Burnout Doesn't Look Like What You Think

I wasn't exhausted or disengaged. I was performing well and shipping on time. But I'd stopped caring about the craft — and that was the warning sign I missed.

RV
Riley Vasquez

I wasn't exhausted or disengaged. I was performing well and shipping on time. But I'd stopped caring about the craft — and that was the warning sign I missed.

For six months, I was the model engineering lead. I hit every deadline, attended every meeting, and kept the team running smoothly. From the outside, everything looked fine.

The Subtle Signs

I stopped reading technical blogs. I stopped experimenting on weekends — not because I was resting, but because nothing excited me. Code reviews became mechanical: approve, approve, approve. I was optimizing for throughput, not quality.

What Triggered the Realization

A junior engineer showed me a creative solution to a problem I'd dismissed as "not worth the complexity." I felt annoyed instead of excited.

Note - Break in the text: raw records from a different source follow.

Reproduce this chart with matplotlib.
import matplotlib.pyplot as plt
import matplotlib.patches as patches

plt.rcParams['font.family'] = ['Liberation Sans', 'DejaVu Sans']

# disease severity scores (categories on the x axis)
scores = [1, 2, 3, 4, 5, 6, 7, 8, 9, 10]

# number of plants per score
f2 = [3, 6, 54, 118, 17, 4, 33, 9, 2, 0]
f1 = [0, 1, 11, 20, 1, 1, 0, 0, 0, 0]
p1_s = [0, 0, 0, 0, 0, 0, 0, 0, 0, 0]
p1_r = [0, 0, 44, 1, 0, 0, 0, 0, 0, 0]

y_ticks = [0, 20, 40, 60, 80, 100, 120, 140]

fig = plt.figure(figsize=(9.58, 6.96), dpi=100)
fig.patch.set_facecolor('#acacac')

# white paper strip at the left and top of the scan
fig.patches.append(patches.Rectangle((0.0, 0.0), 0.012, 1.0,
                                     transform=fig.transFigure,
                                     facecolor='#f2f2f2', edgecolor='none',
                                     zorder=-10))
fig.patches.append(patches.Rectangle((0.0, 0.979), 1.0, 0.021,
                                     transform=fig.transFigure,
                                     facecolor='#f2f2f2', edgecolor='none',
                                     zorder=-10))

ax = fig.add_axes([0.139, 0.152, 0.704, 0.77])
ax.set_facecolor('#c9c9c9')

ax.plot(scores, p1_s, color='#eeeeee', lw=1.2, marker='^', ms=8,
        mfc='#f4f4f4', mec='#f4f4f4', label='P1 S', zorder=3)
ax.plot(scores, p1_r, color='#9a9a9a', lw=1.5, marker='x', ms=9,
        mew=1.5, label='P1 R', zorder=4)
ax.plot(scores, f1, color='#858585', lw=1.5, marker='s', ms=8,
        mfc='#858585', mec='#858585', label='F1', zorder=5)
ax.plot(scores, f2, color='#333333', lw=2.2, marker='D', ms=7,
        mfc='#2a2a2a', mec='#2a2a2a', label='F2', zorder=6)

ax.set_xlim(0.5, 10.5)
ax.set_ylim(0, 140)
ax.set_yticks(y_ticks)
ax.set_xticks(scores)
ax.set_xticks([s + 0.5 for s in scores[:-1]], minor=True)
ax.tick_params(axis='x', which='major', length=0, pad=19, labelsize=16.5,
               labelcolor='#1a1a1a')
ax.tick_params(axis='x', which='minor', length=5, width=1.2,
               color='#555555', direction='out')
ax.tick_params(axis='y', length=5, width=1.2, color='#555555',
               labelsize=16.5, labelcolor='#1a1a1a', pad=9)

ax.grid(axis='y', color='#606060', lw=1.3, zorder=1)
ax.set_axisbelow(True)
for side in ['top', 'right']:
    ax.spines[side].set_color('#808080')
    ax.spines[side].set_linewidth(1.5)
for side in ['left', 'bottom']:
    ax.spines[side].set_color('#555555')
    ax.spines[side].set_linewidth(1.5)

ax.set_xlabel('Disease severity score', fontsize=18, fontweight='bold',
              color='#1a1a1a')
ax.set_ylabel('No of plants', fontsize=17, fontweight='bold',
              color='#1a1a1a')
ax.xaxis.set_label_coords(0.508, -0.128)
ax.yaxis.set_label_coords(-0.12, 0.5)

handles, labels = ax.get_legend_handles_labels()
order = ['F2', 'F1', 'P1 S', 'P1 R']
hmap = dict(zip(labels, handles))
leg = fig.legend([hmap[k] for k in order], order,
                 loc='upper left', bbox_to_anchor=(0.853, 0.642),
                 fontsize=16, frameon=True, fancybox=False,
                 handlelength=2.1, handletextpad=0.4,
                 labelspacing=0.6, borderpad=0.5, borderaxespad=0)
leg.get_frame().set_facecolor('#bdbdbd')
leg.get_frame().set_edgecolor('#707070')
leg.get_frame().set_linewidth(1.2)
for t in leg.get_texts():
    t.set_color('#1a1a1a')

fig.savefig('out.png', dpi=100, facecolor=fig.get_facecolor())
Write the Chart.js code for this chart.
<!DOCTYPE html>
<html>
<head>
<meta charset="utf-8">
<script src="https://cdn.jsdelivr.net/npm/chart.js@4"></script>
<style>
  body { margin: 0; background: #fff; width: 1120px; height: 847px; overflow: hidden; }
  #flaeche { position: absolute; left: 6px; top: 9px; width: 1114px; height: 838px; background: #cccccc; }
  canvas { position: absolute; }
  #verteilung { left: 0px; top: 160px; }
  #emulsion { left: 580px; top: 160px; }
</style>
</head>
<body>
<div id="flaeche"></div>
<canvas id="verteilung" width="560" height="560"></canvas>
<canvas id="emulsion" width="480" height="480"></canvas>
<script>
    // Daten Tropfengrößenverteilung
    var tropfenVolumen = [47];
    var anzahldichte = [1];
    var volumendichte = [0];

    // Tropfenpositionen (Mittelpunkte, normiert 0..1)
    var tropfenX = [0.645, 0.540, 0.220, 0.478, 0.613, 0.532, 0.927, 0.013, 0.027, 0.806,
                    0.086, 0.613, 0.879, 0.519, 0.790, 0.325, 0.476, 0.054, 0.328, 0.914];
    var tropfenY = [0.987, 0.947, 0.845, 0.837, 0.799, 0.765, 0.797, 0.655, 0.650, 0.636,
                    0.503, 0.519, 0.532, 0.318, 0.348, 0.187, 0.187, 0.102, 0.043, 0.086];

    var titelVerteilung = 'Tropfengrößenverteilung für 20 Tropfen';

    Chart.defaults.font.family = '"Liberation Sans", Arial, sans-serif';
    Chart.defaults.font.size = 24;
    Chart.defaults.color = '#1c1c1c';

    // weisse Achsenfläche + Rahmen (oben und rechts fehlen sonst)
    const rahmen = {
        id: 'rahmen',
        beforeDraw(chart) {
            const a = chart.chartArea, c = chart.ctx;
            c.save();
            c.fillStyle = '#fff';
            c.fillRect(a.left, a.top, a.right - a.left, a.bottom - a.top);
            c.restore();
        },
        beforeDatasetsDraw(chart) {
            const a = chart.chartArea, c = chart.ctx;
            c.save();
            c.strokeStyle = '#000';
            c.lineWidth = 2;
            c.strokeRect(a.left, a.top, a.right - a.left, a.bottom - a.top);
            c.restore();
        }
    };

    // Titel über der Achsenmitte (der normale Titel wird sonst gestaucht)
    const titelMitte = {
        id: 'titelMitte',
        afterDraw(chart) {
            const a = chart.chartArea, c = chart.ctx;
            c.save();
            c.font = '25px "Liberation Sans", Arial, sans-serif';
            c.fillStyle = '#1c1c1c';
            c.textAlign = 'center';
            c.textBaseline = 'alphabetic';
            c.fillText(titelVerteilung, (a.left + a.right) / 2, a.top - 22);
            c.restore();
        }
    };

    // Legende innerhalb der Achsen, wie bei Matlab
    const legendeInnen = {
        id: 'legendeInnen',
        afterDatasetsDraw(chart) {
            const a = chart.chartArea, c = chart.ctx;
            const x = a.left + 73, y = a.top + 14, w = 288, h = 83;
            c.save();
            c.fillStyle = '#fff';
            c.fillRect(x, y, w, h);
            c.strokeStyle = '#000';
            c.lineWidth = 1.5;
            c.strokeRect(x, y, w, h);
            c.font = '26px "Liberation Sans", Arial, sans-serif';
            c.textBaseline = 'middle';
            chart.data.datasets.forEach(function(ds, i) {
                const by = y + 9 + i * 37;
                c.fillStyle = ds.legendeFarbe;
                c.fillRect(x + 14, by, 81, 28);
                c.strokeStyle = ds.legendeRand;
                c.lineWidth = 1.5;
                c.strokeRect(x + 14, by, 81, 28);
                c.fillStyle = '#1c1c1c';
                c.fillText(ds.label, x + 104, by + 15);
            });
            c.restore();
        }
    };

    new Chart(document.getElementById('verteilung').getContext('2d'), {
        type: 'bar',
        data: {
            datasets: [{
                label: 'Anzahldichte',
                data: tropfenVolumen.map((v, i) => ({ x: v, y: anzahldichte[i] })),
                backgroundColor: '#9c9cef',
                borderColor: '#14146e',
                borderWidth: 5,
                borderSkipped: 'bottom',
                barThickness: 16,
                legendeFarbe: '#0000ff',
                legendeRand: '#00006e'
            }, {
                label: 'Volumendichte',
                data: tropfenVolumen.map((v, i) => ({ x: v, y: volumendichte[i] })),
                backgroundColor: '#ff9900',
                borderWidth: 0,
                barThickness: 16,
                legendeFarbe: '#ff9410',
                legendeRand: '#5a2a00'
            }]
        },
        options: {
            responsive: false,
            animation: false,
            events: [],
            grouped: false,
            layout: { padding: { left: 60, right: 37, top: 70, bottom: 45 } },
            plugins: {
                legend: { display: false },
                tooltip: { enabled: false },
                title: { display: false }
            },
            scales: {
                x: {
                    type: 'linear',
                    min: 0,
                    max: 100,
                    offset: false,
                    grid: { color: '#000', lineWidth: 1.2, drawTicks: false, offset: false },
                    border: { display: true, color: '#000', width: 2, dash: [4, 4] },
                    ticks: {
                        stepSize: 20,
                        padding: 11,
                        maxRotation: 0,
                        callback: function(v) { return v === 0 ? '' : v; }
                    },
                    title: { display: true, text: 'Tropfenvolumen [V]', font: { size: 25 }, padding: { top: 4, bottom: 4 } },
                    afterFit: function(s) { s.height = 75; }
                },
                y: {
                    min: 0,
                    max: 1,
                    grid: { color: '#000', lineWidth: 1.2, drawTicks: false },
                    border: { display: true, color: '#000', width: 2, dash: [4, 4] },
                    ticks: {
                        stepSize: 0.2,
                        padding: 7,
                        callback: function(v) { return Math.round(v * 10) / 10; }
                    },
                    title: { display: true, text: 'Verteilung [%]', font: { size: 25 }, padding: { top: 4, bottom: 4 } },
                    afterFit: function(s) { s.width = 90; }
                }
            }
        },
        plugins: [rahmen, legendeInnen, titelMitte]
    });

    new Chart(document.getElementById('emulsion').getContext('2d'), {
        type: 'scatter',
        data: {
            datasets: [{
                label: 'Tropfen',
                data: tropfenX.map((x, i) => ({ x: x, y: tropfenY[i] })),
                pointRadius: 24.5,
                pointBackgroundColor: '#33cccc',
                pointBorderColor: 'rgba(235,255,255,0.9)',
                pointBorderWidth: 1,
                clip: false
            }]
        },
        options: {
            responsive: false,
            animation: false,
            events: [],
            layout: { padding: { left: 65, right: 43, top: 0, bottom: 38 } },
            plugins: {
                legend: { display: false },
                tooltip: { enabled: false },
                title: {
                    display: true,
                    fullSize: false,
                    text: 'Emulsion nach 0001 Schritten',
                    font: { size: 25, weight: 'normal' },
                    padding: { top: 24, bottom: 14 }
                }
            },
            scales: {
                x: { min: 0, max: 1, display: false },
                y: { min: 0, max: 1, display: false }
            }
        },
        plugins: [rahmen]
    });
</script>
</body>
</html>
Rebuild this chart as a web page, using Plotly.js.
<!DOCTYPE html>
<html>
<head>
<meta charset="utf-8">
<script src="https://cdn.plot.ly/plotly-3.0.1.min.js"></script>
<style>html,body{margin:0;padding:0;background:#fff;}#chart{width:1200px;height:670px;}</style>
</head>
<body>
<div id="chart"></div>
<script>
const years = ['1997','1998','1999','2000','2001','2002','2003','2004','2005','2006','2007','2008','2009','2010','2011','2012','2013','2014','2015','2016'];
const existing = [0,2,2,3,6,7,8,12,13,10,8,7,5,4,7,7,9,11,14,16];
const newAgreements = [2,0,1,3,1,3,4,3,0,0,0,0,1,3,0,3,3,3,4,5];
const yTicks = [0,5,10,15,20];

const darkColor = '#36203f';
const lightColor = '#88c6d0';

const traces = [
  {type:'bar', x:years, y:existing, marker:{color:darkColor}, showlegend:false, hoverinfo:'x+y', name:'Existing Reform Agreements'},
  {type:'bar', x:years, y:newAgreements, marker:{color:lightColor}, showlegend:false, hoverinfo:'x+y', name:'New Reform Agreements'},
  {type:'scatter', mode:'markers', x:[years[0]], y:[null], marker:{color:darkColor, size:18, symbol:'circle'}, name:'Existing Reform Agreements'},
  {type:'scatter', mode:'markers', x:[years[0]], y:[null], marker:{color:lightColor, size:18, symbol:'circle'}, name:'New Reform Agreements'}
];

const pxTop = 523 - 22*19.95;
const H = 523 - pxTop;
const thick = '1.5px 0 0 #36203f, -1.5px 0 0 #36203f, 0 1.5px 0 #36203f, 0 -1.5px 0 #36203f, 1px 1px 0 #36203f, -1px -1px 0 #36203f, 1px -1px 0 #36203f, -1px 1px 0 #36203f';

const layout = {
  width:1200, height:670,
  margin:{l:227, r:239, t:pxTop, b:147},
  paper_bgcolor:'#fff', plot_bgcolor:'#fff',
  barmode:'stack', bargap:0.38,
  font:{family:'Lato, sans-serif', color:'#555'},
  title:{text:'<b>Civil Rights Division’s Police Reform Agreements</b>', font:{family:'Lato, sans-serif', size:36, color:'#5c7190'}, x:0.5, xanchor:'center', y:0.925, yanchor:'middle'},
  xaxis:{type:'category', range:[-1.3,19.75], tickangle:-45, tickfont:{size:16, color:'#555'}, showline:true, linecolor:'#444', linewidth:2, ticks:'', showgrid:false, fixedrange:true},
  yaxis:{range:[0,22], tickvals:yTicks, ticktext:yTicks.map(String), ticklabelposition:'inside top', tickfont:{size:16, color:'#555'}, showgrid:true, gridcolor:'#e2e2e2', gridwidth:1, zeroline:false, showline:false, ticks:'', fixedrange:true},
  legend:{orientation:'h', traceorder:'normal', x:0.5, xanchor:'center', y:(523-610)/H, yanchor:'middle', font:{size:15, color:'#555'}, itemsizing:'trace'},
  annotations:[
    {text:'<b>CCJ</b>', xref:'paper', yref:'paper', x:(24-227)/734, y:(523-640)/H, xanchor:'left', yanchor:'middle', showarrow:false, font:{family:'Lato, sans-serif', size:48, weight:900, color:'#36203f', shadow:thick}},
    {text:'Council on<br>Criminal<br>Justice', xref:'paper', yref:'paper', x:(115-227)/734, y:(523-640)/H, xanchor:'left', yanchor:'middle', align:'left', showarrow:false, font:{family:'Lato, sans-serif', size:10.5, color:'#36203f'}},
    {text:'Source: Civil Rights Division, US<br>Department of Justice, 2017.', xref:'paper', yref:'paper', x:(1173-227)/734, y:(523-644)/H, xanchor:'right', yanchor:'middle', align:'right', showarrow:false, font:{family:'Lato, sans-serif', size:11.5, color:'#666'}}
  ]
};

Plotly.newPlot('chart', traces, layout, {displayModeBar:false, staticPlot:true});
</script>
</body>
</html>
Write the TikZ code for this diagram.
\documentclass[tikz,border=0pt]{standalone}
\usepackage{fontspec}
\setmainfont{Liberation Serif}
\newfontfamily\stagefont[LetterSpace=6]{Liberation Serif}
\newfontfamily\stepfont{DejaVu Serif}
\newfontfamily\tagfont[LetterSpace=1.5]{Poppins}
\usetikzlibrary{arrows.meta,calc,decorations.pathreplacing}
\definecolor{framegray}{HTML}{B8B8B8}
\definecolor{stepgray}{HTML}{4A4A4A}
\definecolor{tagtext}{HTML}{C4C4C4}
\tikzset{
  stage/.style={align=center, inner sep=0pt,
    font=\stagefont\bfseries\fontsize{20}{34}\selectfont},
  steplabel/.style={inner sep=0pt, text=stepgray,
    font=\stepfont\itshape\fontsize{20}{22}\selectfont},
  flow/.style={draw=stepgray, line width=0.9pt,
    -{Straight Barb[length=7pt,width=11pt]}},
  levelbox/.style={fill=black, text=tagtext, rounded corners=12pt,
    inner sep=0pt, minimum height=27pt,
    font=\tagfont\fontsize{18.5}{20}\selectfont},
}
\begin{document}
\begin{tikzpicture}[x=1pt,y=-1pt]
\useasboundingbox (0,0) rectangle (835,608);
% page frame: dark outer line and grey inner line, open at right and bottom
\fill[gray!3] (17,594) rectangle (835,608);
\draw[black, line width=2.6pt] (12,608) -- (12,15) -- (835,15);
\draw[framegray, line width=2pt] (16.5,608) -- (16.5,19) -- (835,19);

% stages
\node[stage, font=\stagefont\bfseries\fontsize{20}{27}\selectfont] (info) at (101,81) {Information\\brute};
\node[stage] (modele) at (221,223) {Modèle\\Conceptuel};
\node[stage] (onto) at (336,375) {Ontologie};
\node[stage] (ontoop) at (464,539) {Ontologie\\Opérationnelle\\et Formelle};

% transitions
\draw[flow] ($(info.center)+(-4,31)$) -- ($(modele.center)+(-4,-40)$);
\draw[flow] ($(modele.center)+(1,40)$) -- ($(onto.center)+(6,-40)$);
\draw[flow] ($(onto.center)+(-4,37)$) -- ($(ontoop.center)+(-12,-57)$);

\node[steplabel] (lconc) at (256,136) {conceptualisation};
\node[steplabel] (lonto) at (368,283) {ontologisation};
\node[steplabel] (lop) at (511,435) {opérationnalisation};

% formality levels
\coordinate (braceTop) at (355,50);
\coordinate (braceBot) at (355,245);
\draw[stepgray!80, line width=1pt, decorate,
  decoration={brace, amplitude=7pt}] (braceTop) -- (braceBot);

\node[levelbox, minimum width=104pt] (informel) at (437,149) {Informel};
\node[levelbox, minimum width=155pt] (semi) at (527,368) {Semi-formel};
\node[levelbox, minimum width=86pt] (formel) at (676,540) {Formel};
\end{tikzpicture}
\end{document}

That reaction scared me.

What Helped

I took two weeks off — genuinely off, no Slack, no "just checking in." Then I made structural changes: blocked two afternoons per week for exploration (no meetings, no PRs), started pair programming again, and said no to one recurring meeting that added no value.

The Bigger Lesson

Burnout in senior roles doesn't always look like burnout. It looks like efficiency. You're so good at going through the motions that nobody notices — including you — until the joy is completely gone.

If you've stopped being curious, that's the signal. Don't wait for exhaustion to validate what you already know.